When I started learning French, it was strange and exotic and the idea of being able to go to Paris and talk to people in their own language or read Victor Hugo in the very words he wrote seemed an incredible thing. But if you offered me a trip to France today, I wouldn't go to Paris for adventure; I'd go to Brittany to alleviate an emotion closer to homesickness.

I remember learning to count to ten in Spanish when I was in second or third grade. Then we all ate tortillas. It was a big cultural experience in our little school and it made an impression, even if Spanish never held the allure for me that French once did. Today I speak Spanish just about every day and am working on improving my Spanish not to get closer to "The Other" but because I have friends with limited English and it makes it easier to talk to them.

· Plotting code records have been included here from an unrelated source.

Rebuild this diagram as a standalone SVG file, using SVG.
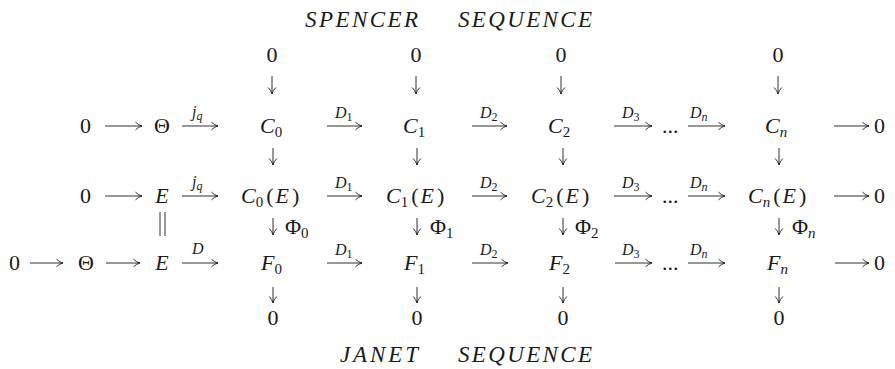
<svg xmlns="http://www.w3.org/2000/svg" width="895" height="369" viewBox="0 0 895 369">
<style>
text{font-family:"Liberation Serif","DejaVu Serif",serif;font-size:22px;fill:#1a1a1a}
.i{font-style:italic}
.t{font-size:23px}
.lbl{font-size:16px}
.sub{font-size:15px}
.lsub{font-size:12px}
.c{text-anchor:middle}
.ar{stroke:#1a1a1a;stroke-width:0.9;fill:none;marker-end:url(#ah)}
.eq{stroke:#1a1a1a;stroke-width:0.9;fill:none}
</style>
<defs>
<marker id="ah" markerWidth="10" markerHeight="10" refX="8" refY="5" orient="auto" markerUnits="userSpaceOnUse">
<path d="M1.5,1.2 Q4.5,4.2 8,5 Q4.5,5.8 1.5,8.8" fill="none" stroke="#1a1a1a" stroke-width="0.9"/>
</marker>
</defs>

<g id="titles">
<text id="spencer" class="i t" x="305" y="27" textLength="113" lengthAdjust="spacing">SPENCER</text>
<text id="seq1" class="i t" x="458" y="27" textLength="134" lengthAdjust="spacing">SEQUENCE</text>
<text id="janet" class="i t" x="340" y="362" textLength="78" lengthAdjust="spacing">JANET</text>
<text id="seq2" class="i t" x="458" y="362" textLength="134" lengthAdjust="spacing">SEQUENCE</text>
</g>

<!-- top zeros -->
<g id="z0t"><text class="c" x="272" y="62">0</text></g>
<g id="z1t"><text class="c" x="416" y="62">0</text></g>
<g id="z2t"><text class="c" x="561" y="62">0</text></g>
<g id="znt"><text class="c" x="778" y="62">0</text></g>

<!-- row 1 -->
<g id="r1z"><text class="c" x="85.5" y="133">0</text></g>
<g id="r1theta"><text class="c" x="162" y="133">Θ</text></g>
<g id="C0"><text x="260" y="133"><tspan class="i">C</tspan><tspan class="sub" dy="4">0</tspan></text></g>
<g id="C1"><text x="403" y="133"><tspan class="i">C</tspan><tspan class="sub" dy="4">1</tspan></text></g>
<g id="C2"><text x="548" y="133"><tspan class="i">C</tspan><tspan class="sub" dy="4">2</tspan></text></g>
<g id="r1dots"><text x="662" y="133">...</text></g>
<g id="Cn"><text x="765" y="133"><tspan class="i">C</tspan><tspan class="sub i" dy="4">n</tspan></text></g>
<g id="r1end"><text x="874" y="133">0</text></g>

<!-- row 2 -->
<g id="r2z"><text class="c" x="85.5" y="203">0</text></g>
<g id="r2E"><text class="i c" x="162" y="203">E</text></g>
<g id="C0E"><text x="241" y="203"><tspan class="i">C</tspan><tspan class="sub" dy="4">0</tspan><tspan dy="-4" dx="3">(</tspan><tspan class="i" dx="2">E</tspan><tspan dx="3">)</tspan></text></g>
<g id="C1E"><text x="386" y="203"><tspan class="i">C</tspan><tspan class="sub" dy="4">1</tspan><tspan dy="-4" dx="3">(</tspan><tspan class="i" dx="2">E</tspan><tspan dx="3">)</tspan></text></g>
<g id="C2E"><text x="531" y="203"><tspan class="i">C</tspan><tspan class="sub" dy="4">2</tspan><tspan dy="-4" dx="3">(</tspan><tspan class="i" dx="2">E</tspan><tspan dx="3">)</tspan></text></g>
<g id="r2dots"><text x="662" y="203">...</text></g>
<g id="CnE"><text x="748" y="203"><tspan class="i">C</tspan><tspan class="sub i" dy="4">n</tspan><tspan dy="-4" dx="3">(</tspan><tspan class="i" dx="2">E</tspan><tspan dx="3">)</tspan></text></g>
<g id="r2end"><text x="874" y="203">0</text></g>

<!-- Phi labels -->
<g id="phi0"><text x="285" y="234">Φ<tspan class="sub" dy="4">0</tspan></text></g>
<g id="phi1"><text x="430" y="234">Φ<tspan class="sub" dy="4">1</tspan></text></g>
<g id="phi2"><text x="575" y="234">Φ<tspan class="sub" dy="4">2</tspan></text></g>
<g id="phin"><text x="792" y="234">Φ<tspan class="sub i" dy="4">n</tspan></text></g>

<!-- row 3 -->
<g id="r3z"><text class="c" x="14.5" y="270">0</text></g>
<g id="r3theta"><text class="c" x="86" y="270">Θ</text></g>
<g id="r3E"><text class="i c" x="162" y="270">E</text></g>
<g id="F0"><text x="261" y="270"><tspan class="i">F</tspan><tspan class="sub" dy="4">0</tspan></text></g>
<g id="F1"><text x="404" y="270"><tspan class="i">F</tspan><tspan class="sub" dy="4">1</tspan></text></g>
<g id="F2"><text x="549" y="270"><tspan class="i">F</tspan><tspan class="sub" dy="4">2</tspan></text></g>
<g id="r3dots"><text x="662" y="270">...</text></g>
<g id="Fn"><text x="767" y="270"><tspan class="i">F</tspan><tspan class="sub i" dy="4">n</tspan></text></g>
<g id="r3end"><text x="874" y="270">0</text></g>

<!-- bottom zeros -->
<g id="z0b"><text class="c" x="273" y="325">0</text></g>
<g id="z1b"><text class="c" x="417" y="325">0</text></g>
<g id="z2b"><text class="c" x="563" y="325">0</text></g>
<g id="znb"><text class="c" x="779" y="325">0</text></g>

<g id="connectors">
<!-- row 1 horizontal -->
<line class="ar" x1="105" y1="126" x2="142" y2="126"/>
<line class="ar" x1="182" y1="126" x2="218" y2="126"/>
<line class="ar" x1="327" y1="126" x2="362" y2="126"/>
<line class="ar" x1="472" y1="126" x2="507" y2="126"/>
<line class="ar" x1="614" y1="126" x2="652" y2="126"/>
<line class="ar" x1="688" y1="126" x2="725" y2="126"/>
<line class="ar" x1="834" y1="126" x2="869" y2="126"/>
<!-- row 2 horizontal -->
<line class="ar" x1="105" y1="196" x2="142" y2="196"/>
<line class="ar" x1="182" y1="196" x2="218" y2="196"/>
<line class="ar" x1="327" y1="196" x2="362" y2="196"/>
<line class="ar" x1="472" y1="196" x2="507" y2="196"/>
<line class="ar" x1="614" y1="196" x2="652" y2="196"/>
<line class="ar" x1="688" y1="196" x2="725" y2="196"/>
<line class="ar" x1="834" y1="196" x2="869" y2="196"/>
<!-- row 3 horizontal -->
<line class="ar" x1="30" y1="263" x2="63" y2="263"/>
<line class="ar" x1="106" y1="263" x2="140" y2="263"/>
<line class="ar" x1="182" y1="263" x2="218" y2="263"/>
<line class="ar" x1="327" y1="263" x2="362" y2="263"/>
<line class="ar" x1="472" y1="263" x2="508" y2="263"/>
<line class="ar" x1="615" y1="263" x2="652" y2="263"/>
<line class="ar" x1="688" y1="263" x2="725" y2="263"/>
<line class="ar" x1="835" y1="263" x2="869" y2="263"/>
<!-- vertical: top -->
<line class="ar" x1="272" y1="76" x2="272" y2="94"/>
<line class="ar" x1="416" y1="76" x2="416" y2="94"/>
<line class="ar" x1="561" y1="76" x2="561" y2="94"/>
<line class="ar" x1="778" y1="76" x2="778" y2="94"/>
<!-- vertical: row1 to row2 -->
<line class="ar" x1="273" y1="148" x2="273" y2="165"/>
<line class="ar" x1="417" y1="148" x2="417" y2="165"/>
<line class="ar" x1="563" y1="148" x2="563" y2="165"/>
<line class="ar" x1="779" y1="148" x2="779" y2="165"/>
<!-- vertical: Phi -->
<line class="ar" x1="273" y1="218" x2="273" y2="235"/>
<line class="ar" x1="417" y1="218" x2="417" y2="235"/>
<line class="ar" x1="563" y1="218" x2="563" y2="235"/>
<line class="ar" x1="779" y1="218" x2="779" y2="235"/>
<!-- vertical: bottom -->
<line class="ar" x1="273" y1="287" x2="273" y2="303"/>
<line class="ar" x1="417" y1="287" x2="417" y2="303"/>
<line class="ar" x1="563" y1="287" x2="563" y2="303"/>
<line class="ar" x1="779" y1="287" x2="779" y2="303"/>
<!-- equality -->
<line class="eq" x1="160" y1="212" x2="160" y2="236"/>
<line class="eq" x1="165" y1="212" x2="165" y2="236"/>
<!-- arrow labels -->
<text class="lbl i" x="192" y="117">j<tspan class="lsub" dy="3">q</tspan></text>
<text class="lbl i" x="335" y="118">D<tspan class="lsub" dy="3" font-style="normal">1</tspan></text>
<text class="lbl i" x="480" y="118">D<tspan class="lsub" dy="3" font-style="normal">2</tspan></text>
<text class="lbl i" x="622" y="118">D<tspan class="lsub" dy="3" font-style="normal">3</tspan></text>
<text class="lbl i" x="690" y="118">D<tspan class="lsub" dy="3">n</tspan></text>
<text class="lbl i" x="192" y="187">j<tspan class="lsub" dy="3">q</tspan></text>
<text class="lbl i" x="335" y="188">D<tspan class="lsub" dy="3" font-style="normal">1</tspan></text>
<text class="lbl i" x="480" y="188">D<tspan class="lsub" dy="3" font-style="normal">2</tspan></text>
<text class="lbl i" x="622" y="188">D<tspan class="lsub" dy="3" font-style="normal">3</tspan></text>
<text class="lbl i" x="690" y="188">D<tspan class="lsub" dy="3">n</tspan></text>
<text class="lbl i" x="192" y="254">D</text>
<text class="lbl i" x="335" y="255">D<tspan class="lsub" dy="3" font-style="normal">1</tspan></text>
<text class="lbl i" x="480" y="255">D<tspan class="lsub" dy="3" font-style="normal">2</tspan></text>
<text class="lbl i" x="622" y="255">D<tspan class="lsub" dy="3" font-style="normal">3</tspan></text>
<text class="lbl i" x="690" y="255">D<tspan class="lsub" dy="3">n</tspan></text>
</g>
</svg>
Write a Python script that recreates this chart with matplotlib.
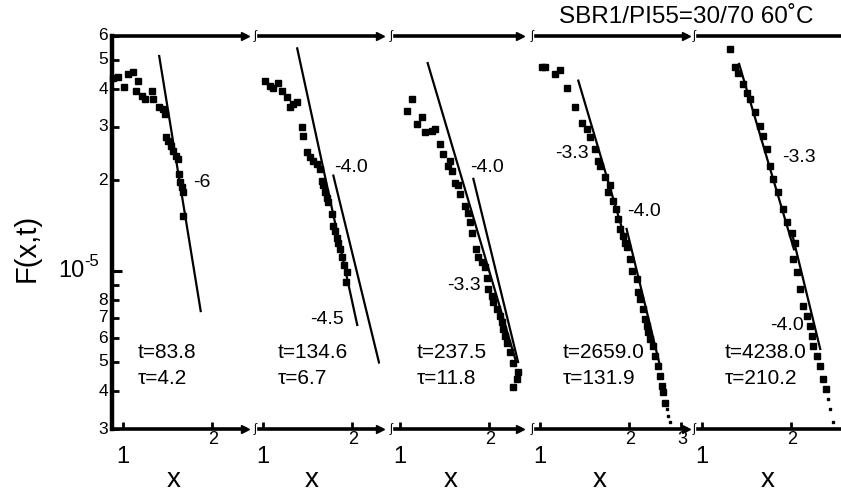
import numpy as np
import matplotlib
matplotlib.use("Agg")
import matplotlib.pyplot as plt
from matplotlib.transforms import blended_transform_factory
from matplotlib.ticker import FixedLocator, NullLocator

plt.rcParams['font.family'] = ['Liberation Sans', 'DejaVu Sans']

# ---------------- data (F in units of 1e-5) ----------------
Y_UNIT = 1e-5

p1_x = [0.925, 0.962, 1.008, 1.040, 1.081, 1.106, 1.124, 1.160, 1.187, 1.254,
        1.264, 1.324, 1.366, 1.387, 1.398, 1.420, 1.454, 1.477, 1.512, 1.536,
        1.548, 1.560, 1.585, 1.597, 1.597]
p1_y = [4.35, 4.39, 4.07, 4.49, 4.56, 3.94, 4.26, 3.79, 3.71, 3.94,
        3.71, 3.49, 3.44, 3.31, 2.78, 2.69, 2.59, 2.50, 2.40, 2.35,
        2.09, 1.97, 1.90, 1.83, 1.52]

p2_x = [1.016, 1.056, 1.084, 1.127, 1.157, 1.203, 1.234, 1.267, 1.301, 1.353,
        1.369, 1.406, 1.443, 1.481, 1.520, 1.560, 1.581, 1.601, 1.622, 1.644,
        1.664, 1.709, 1.731, 1.754, 1.777, 1.800, 1.824, 1.856, 1.886, 1.921,
        1.906]
p2_y = [4.27, 4.11, 4.03, 4.20, 3.95, 3.76, 3.48, 3.57, 3.62, 2.99,
        2.80, 2.47, 2.38, 2.32, 2.26, 2.18, 1.99, 1.92, 1.82, 1.75,
        1.69, 1.54, 1.41, 1.36, 1.29, 1.24, 1.18, 1.11, 1.05, 0.99,
        0.918]

p3_x = [1.096, 1.054, 1.185, 1.139, 1.215, 1.281, 1.314, 1.366, 1.402, 1.457,
        1.477, 1.500, 1.536, 1.576, 1.597, 1.660, 1.704, 1.727, 1.749, 1.809,
        1.842, 1.892, 1.941, 1.967, 1.991, 2.044, 2.070, 2.126, 2.181, 2.210,
        2.238, 2.268, 2.298, 2.358, 2.419, 2.517, 2.487, 2.419]
p3_y = [3.71, 3.39, 3.23, 3.07, 2.88, 2.91, 2.95, 2.63, 2.44, 2.23,
        2.32, 2.14, 1.96, 1.92, 1.80, 1.64, 1.56, 1.45, 1.34, 1.18,
        1.11, 1.07, 1.03, 0.948, 0.872, 0.828, 0.788, 0.748, 0.711, 0.676,
        0.642, 0.611, 0.580, 0.538, 0.498, 0.462, 0.439, 0.412]

p4_x = [1.013, 1.040, 1.124, 1.169, 1.232, 1.314, 1.385, 1.439, 1.477, 1.536,
        1.576, 1.597, 1.660, 1.727, 1.704, 1.772, 1.809, 1.842, 1.866, 1.915,
        1.941, 1.967, 2.018, 2.044, 2.126, 2.153, 2.181, 2.238, 2.268, 2.298,
        2.327, 2.358, 2.419, 2.452, 2.517, 2.550, 2.583, 2.616, 2.651]
p4_y = [4.72, 4.72, 4.49, 4.62, 4.03, 3.48, 3.10, 2.95, 2.77, 2.54,
        2.32, 2.23, 2.05, 1.92, 1.82, 1.71, 1.60, 1.49, 1.38, 1.31,
        1.24, 1.20, 1.10, 1.00, 0.941, 0.850, 0.808, 0.748, 0.694, 0.659,
        0.627, 0.596, 0.566, 0.524, 0.486, 0.450, 0.417, 0.397, 0.367]
p4_tail_x = [2.686, 2.721, 2.756]
p4_tail_y = [0.349, 0.332, 0.316]

p5_x = [1.244, 1.294, 1.327, 1.380, 1.417, 1.454, 1.512, 1.572, 1.614, 1.657,
        1.700, 1.744, 1.813, 1.886, 1.936, 2.012, 2.066, 2.038, 2.092, 2.149,
        2.205, 2.263, 2.321, 2.352, 2.381, 2.446, 2.511, 2.578, 2.632]
p5_y = [5.43, 4.72, 4.54, 4.15, 3.90, 3.71, 3.35, 3.03, 2.80, 2.54,
        2.23, 2.02, 1.82, 1.60, 1.45, 1.34, 1.24, 1.10, 0.99, 0.872,
        0.767, 0.711, 0.659, 0.611, 0.566, 0.524, 0.486, 0.439, 0.407]
p5_tail_x = [2.678, 2.713, 2.784]
p5_tail_y = [0.377, 0.349, 0.316]

t_labels = ["t=83.8", "t=134.6", "t=237.5", "t=2659.0", "t=4238.0"]
tau_labels = ["\u03c4=4.2", "\u03c4=6.7", "\u03c4=11.8", "\u03c4=131.9", "\u03c4=210.2"]

# power-law guide lines: (slope, anchor x, anchor F, F at upper end, F at lower end)
p1_fits = [(-6.0, 1.560, 1.95, 5.15, 0.737)]
p2_fits = [(-4.5, 1.651, 1.90, 5.46, 0.663), (-4.0, 2.069, 1.015, 2.07, 0.498)]
p3_fits = [(-3.3, 1.754, 1.56, 4.88, 0.500), (-4.0, 2.112, 1.004, 2.02, 0.500)]
p4_fits = [(-3.3, 1.348, 4.27, 4.27, 1.276), (-4.0, 2.550, 0.486, 1.379, 0.486)]
p5_fits = [(-3.3, 1.635, 2.487, 4.85, 1.18), (-4.0, 2.287, 0.808, 1.326, 0.552)]

x_limits = [(0.918, 2.59), (0.969, 2.49), (0.962, 2.55), (0.969, 3.125), (0.969, 3.0)]
x_ticks = [[1, 2], [1, 2], [1, 2], [1, 2, 3], [1, 2]]
y_limits = (0.3, 6.0)
y_ticks_upper = [2, 3, 4, 5, 6]          # x 1e-5
y_ticks_lower = [3, 4, 5, 6, 7, 8, 9]    # x 1e-6
title = "SBR1/PI55=30/70 60\u02daC"

# ---------------- layout ----------------
W, H = 841, 495
fig = plt.figure(figsize=(W / 100, H / 100), dpi=100)
fig.patch.set_facecolor("white")


def fx(px):
    return px / W


def fy(py):
    return 1 - py / H


TOP, BOTTOM = 36, 429
PX_PER_DECADE = 295
left_px = [112, 259, 395, 536, 698]

panels_x = [p1_x, p2_x, p3_x, p4_x, p5_x]
panels_y = [p1_y, p2_y, p3_y, p4_y, p5_y]
tails = [None, None, None, (p4_tail_x, p4_tail_y), (p5_tail_x, p5_tail_y)]
fits = [p1_fits, p2_fits, p3_fits, p4_fits, p5_fits]

t_px = [138, 278, 417, 563, 725]
xlabel_px = [174, 312, 451, 600, 768]
slope_text = [
    [(193, 183)],
    [(310, 320), (334, 167)],
    [(447, 286), (470, 167)],
    [(555, 153), (627, 212)],
    [(782, 158), (770, 325)],
]

ymin, ymax = y_limits[0] * Y_UNIT, y_limits[1] * Y_UNIT

for i, (lo, hi) in enumerate(x_limits):
    wpx = PX_PER_DECADE * np.log10(hi / lo)
    ax = fig.add_axes([fx(left_px[i]), fy(BOTTOM), wpx / W, (BOTTOM - TOP) / H])
    ax.set_xscale("log")
    ax.set_yscale("log")
    ax.set_xlim(lo, hi)
    ax.set_ylim(ymin, ymax)
    ax.patch.set_visible(False)

    for side in ("top", "bottom"):
        ax.spines[side].set_linewidth(2.6)
    ax.spines["right"].set_visible(False)
    if i == 0:
        ax.spines["left"].set_linewidth(3.2)
    else:
        ax.spines["left"].set_visible(False)

    # x ticks (inward, labels drawn separately)
    ax.xaxis.set_major_locator(FixedLocator(x_ticks[i]))
    ax.xaxis.set_minor_locator(NullLocator())
    ax.tick_params(axis="x", which="both", direction="in", length=5, width=2,
                   top=False, labelbottom=False)

    # y ticks only on the first panel
    if i == 0:
        ax.yaxis.set_major_locator(FixedLocator([Y_UNIT]))
        minor = [v * Y_UNIT for v in y_ticks_upper] + [v * 0.1 * Y_UNIT for v in y_ticks_lower]
        ax.yaxis.set_minor_locator(FixedLocator(minor))
        ax.tick_params(axis="y", which="major", direction="in", length=7, width=2.2,
                       labelleft=False, right=False)
        ax.tick_params(axis="y", which="minor", direction="in", length=5, width=2,
                       labelleft=False, right=False)
        tr = blended_transform_factory(fig.transFigure, ax.transData)
        for v in y_ticks_upper:
            ax.text(fx(108), v * Y_UNIT, str(v), transform=tr, ha="right",
                    va="center", fontsize=12.5)
        for v in y_ticks_lower:
            if v == 9:
                continue
            ax.text(fx(108), v * 0.1 * Y_UNIT, str(v), transform=tr, ha="right",
                    va="center", fontsize=12.5)
        ax.text(fx(84), Y_UNIT, "10", transform=tr, ha="right", va="center",
                fontsize=17)
        fig.text(fx(84), fy(261), "-5", ha="left", va="center", fontsize=12)
    else:
        ax.yaxis.set_major_locator(NullLocator())
        ax.yaxis.set_minor_locator(NullLocator())
        ax.tick_params(axis="y", which="both", left=False, right=False, labelleft=False)

    # arrow heads at the right end of the frame lines
    if i < 4:
        ax.plot([hi, hi], [ymin, ymax], linestyle="none", marker=">", ms=6,
                color="black", clip_on=False)

    # data
    ax.plot(np.array(panels_x[i]), np.array(panels_y[i]) * Y_UNIT, linestyle="none",
            marker="s", ms=4.4, color="black", clip_on=False)
    if tails[i] is not None:
        tx, ty = tails[i]
        ax.plot(np.array(tx), np.array(ty) * Y_UNIT, linestyle="none", marker="s",
                ms=1.8, color="black")

    # guide lines with the stated power-law slopes
    for slope, x0, y0, ytop, ybot in fits[i]:
        xa = x0 * (ytop / y0) ** (1.0 / slope)
        xb = x0 * (ybot / y0) ** (1.0 / slope)
        ax.plot([xa, xb], [ytop * Y_UNIT, ybot * Y_UNIT], color="black", lw=1.6)

    # x tick labels: "1" large and low, others small near the axis
    trx = blended_transform_factory(ax.transData, fig.transFigure)
    for v in x_ticks[i]:
        if v == 1:
            ax.text(v, fy(457), "1", transform=trx, ha="center", va="center",
                    fontsize=17)
        else:
            ax.text(v * 1.01, fy(439), str(v), transform=trx, ha="center",
                    va="center", fontsize=13)

    # break marks at the left end of panels 2-5
    if i > 0:
        for yy in (TOP, BOTTOM):
            fig.text(fx(left_px[i] - 4), fy(yy), "\u0283", ha="center",
                     va="center", fontsize=8.5)

    # annotations
    fig.text(fx(t_px[i]), fy(352), t_labels[i], ha="left", va="center", fontsize=15)
    fig.text(fx(t_px[i]), fy(379), tau_labels[i], ha="left", va="center", fontsize=15)
    for (slope, *_), (sx, sy) in zip(fits[i], slope_text[i]):
        lbl = "%d" % slope if float(slope).is_integer() and i == 0 else "%.1f" % slope
        fig.text(fx(sx), fy(sy), lbl, ha="left", va="center", fontsize=14)
    fig.text(fx(xlabel_px[i]), fy(480), "x", ha="center", va="center", fontsize=20)

fig.text(fx(27), fy(248), "F(x,t)", rotation=90, ha="center", va="center", fontsize=21)
fig.text(fx(686), fy(17), title, ha="center", va="center", fontsize=17.5)

fig.savefig("out.png", dpi=100, facecolor="white")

Then there's Mandarin. When I was in high school, I got a Chinese dictionary and a copy of the Tao with Chinese characters and worked at deciphering to see just how much of that mysterious sounding translation actually was within the characters. For years and years, I came back to Chinese, and I even studied with a tutor after I'd been living in the Silicon Valley for a couple years. Today, Mandarin is one of the few languages I've consciously sworn off, as opposed to just letting it drop away. What made the difference, I think, is precisely that knowing lots of Chinese speakers and shopping in Chinese shops and finding Chinese restaurants on every corner removed the exoticism. Living in the Midwest, learning Mandarin brought me to a strange and faraway place. Living in the San Francisco Bay Area, it gave me the ability to understand why they phrased things that way on their menus. The exoticism was gone, and my motivation to learn followed.

I think learning one language shows you that the world is stranger than you'd imagined, but that you can deal with it. Learning multiple languages gradually makes the world yours. And while that's neat, it can make you blasé or jaded - you've been down the path of learning a new vocabulary and a new way of thinking before so even if what you're learning is new, the process is familiar. You can see this on these forums in the way that people talk about how they might as well learn Italian since they already know Spanish or Dutch since they already know German. It's kind of funny to think that the countries involved hung onto their own languages all this time as a way of maintaining their cultures while we use the similarities of language to make the borders go away. But that's what we do, in any case - we use language to make the borders go away. That's neat, of course. But it's hard to maintain the idea of places as exotic once the whole world's just a phrasebook away from conquest.
6 persons have voted this message useful



Akao
aka FailArtist
Senior Member
United States
Joined 5336 days ago

315 posts - 347 votes 
Speaks: English*
Studies: Spanish, Mandarin, Toki Pona

 
 Message 4 of 5
03 May 2010 at 8:12am | IP Logged 
I think learning a language for the hyped culture is not a good idea, you will generally
be disappointed and leave the language.

You should learn a language if you fall in love with the language itself.
2 persons have voted this message useful



Tally
Bilingual Diglot
Senior Member
Israel
Joined 5608 days ago

135 posts - 176 votes 
Speaks: English*, Modern Hebrew*
Studies: French

 
 Message 5 of 5
03 May 2010 at 10:07am | IP Logged 
I don't know about you, but I never feel disappointed about it! I just want to keep on
going. Basically for me the main lure of languages is to being able to communicate with
lots of interesting people and find out new things that i couldn't before, and be exposed
to new ways of thinking and new cultures.